Sus canciones son un auténtico monumento político, social y cultural que trascendió. Se le escuchaba con la misma pasión, en secreto, en los pisos de universitarios españoles bajo el franquismo como en los campus de las grandes universidades norteamericanas. Y ahora su nombre está junto a los últimos premios, como Patrick Modiano (2014, Francia), Alice Ann Munro (2013, Canadá) Mo Yan (2012, China), Tomas Tranströmer (2011, Suecia), Mario Vargas Llosa (2010, Perú, España), Herta Müller (2009, Rumanía, Alemania), Jean-Marie Gustave Le Clézio (2008, Francia, Mauricio), y Doris Lessing (2007, Reino Unido).
Un buen ejemplo reunido de su potencial literario es ‘The Lyrics: Since 1962’, publicado no hace demasiado, y que contiene las letras de canciones ordenadas cronológicamente, muchas de ellas versiones alternativas sobre la 0riginal, y que se grabaron o publicaron a la vez que los álbumes. Da cierta idea de lo prolífico que ha sido siempre Bob Dylan. Muchas de ellas cambiadas sobre la marcha: era bastante habitual que “se dejara llevar” y que cambiara y mejorara las letras mientras actuaba y luego, con más calma, metiera mano a los textos con más tranquilidad. Por ejemplo, ‘Knocking on Heaven’s Doors’, de la que hay hasta cinco versiones diferentes conocidas.

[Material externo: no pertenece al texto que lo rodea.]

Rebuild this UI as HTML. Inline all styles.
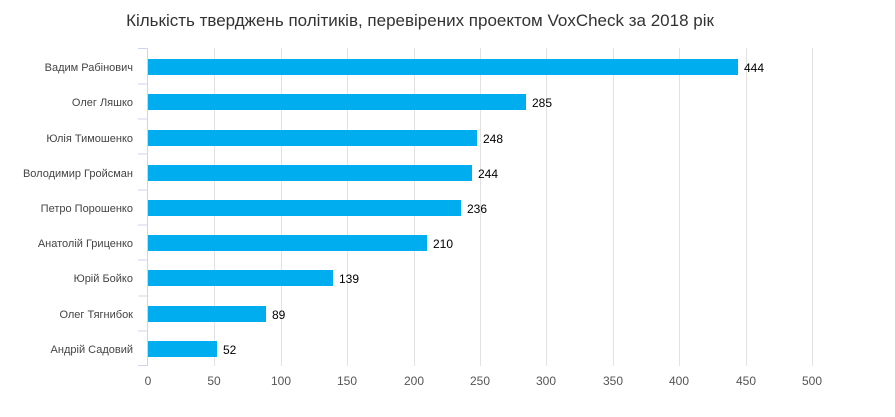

Tampoco fue la primera vez que se publican las letras de Dylan, pero desde luego es la antología más completa, incluyendo material gráfico como las portadas de todos los álbumes y apoyos que ayudan a entender y contextualizar a un músico y artista que revolucionó su país y fue la cara visible de una época, los años 60, y una forma de entender la vida y el arte. Porque Dylan fue mucho más que un músico contestatario que se ganó la atención del FBI y las iras de las masas conservadoras, las mismas cuyos hijos ahora comprarán el libro una vez que se ha convertido en un mito americano vivo. Marcó dos generaciones (la suya, la de sus hijos y quizás la siguiente, que todavía le tiene en mente cuando se define como cantautor).

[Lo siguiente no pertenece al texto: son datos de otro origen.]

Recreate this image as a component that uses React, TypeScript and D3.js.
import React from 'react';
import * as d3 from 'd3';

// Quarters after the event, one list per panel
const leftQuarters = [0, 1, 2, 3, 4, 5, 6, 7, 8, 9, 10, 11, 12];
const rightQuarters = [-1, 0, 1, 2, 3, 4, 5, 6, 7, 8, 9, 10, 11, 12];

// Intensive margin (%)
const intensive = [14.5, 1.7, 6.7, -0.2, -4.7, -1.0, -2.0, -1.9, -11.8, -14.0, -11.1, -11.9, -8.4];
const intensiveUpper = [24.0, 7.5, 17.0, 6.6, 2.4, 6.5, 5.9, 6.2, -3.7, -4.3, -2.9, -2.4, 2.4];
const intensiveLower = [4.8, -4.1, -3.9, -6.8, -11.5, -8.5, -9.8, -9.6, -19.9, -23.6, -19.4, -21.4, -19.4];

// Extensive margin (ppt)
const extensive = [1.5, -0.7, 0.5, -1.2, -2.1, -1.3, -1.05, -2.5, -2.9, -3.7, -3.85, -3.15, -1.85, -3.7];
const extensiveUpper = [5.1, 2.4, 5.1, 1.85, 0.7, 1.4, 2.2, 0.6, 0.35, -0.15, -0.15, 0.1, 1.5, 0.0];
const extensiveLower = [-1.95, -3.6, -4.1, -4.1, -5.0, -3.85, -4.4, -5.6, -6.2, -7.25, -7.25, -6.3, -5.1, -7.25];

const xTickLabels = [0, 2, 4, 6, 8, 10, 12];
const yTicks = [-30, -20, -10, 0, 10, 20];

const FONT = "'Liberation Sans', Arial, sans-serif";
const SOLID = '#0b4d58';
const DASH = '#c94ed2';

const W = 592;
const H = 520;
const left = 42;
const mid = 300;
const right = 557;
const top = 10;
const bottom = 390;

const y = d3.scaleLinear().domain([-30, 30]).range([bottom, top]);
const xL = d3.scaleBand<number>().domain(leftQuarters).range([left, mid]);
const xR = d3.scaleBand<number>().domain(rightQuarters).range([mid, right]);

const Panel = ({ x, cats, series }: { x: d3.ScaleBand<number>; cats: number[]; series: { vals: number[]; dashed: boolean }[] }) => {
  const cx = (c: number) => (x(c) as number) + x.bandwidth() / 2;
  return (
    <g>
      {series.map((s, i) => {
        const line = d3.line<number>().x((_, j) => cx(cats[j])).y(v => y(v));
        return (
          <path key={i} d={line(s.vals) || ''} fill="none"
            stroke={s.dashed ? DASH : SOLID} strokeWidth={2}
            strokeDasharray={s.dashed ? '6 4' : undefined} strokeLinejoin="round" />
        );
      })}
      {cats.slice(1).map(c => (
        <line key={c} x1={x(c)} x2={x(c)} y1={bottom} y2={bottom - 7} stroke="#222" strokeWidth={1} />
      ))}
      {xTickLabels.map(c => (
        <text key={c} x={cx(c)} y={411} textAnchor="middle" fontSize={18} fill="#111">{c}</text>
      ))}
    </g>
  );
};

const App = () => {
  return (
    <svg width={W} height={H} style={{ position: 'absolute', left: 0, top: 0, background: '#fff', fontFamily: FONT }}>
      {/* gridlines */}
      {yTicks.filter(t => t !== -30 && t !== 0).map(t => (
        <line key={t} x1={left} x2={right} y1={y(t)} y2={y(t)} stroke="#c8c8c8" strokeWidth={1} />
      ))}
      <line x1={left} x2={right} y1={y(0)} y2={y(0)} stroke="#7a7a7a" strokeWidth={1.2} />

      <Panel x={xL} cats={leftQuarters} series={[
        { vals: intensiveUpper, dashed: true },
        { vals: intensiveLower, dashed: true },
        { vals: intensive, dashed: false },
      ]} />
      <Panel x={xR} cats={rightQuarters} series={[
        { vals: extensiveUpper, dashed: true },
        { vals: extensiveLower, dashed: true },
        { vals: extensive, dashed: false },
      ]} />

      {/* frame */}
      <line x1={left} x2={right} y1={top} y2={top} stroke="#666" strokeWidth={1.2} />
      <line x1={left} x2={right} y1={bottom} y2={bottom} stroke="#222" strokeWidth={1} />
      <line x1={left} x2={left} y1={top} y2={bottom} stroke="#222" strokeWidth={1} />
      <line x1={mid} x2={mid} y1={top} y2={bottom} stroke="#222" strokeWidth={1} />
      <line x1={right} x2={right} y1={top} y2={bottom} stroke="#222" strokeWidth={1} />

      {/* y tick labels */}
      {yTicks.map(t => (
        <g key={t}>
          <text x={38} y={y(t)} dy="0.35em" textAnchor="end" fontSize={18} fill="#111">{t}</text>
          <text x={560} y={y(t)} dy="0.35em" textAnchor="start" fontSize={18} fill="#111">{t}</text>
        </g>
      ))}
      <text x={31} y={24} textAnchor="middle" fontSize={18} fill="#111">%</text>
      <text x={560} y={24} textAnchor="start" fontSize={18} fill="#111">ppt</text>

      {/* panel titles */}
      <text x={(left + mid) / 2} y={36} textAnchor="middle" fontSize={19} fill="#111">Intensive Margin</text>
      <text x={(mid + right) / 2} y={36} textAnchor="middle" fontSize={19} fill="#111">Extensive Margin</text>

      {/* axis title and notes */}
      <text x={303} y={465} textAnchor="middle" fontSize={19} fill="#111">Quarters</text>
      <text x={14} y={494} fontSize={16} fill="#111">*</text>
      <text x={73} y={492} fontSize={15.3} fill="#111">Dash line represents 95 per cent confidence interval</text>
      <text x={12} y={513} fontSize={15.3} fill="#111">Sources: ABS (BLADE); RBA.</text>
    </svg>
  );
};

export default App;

Y no fue un camino de rosas. Robert Allen Zimmerman, Bob Dylan para el arte, nació el 24 de mayo de 1941, en el seno de una familia humilde de Duluth (Minnesota, Estados Unidos), perteneciente a una generación sin dinero para la TV y que vivió durante años al son de una radio llena de música. Siendo un niño se enrolaba en las bandas de música en los 50 antes de crecer como persona y empezar una larga carrera contracultural que le hizo huir más de una vez de lluvias de piedras, insultos y puñetazos, de las amenazas de muerte y del FBI.
En 1961 llegó a Nueva York y comenzó el mito de la música en los sótanos, los clubes, su guitarra, la armónica, el micrófono y esa forma de cantar sin cantar con un ritmo de subidas y bajadas continuas que hace que incluso sea característica la imitación que hacía de él Eric Idle, de los Monty Python. En una mano llevaba el folk de su país, y en la otra el rock, y en la cabeza su misión de denuncia y retrato social, capaz de la blasfemia de usar guitarras eléctricas a toda potencia para su música de raíz folk, lo que le valió peleas y la promesa de más de un puñetazo en la cara. Desde aquel despertar desafiante ya van casi cuarenta discos de estudio, otros tantos recopilatorios y decenas de “inéditos” que van desde grabaciones antiguas a versiones nuevas a manos de otros. Un icono. Guste o no a los puristas.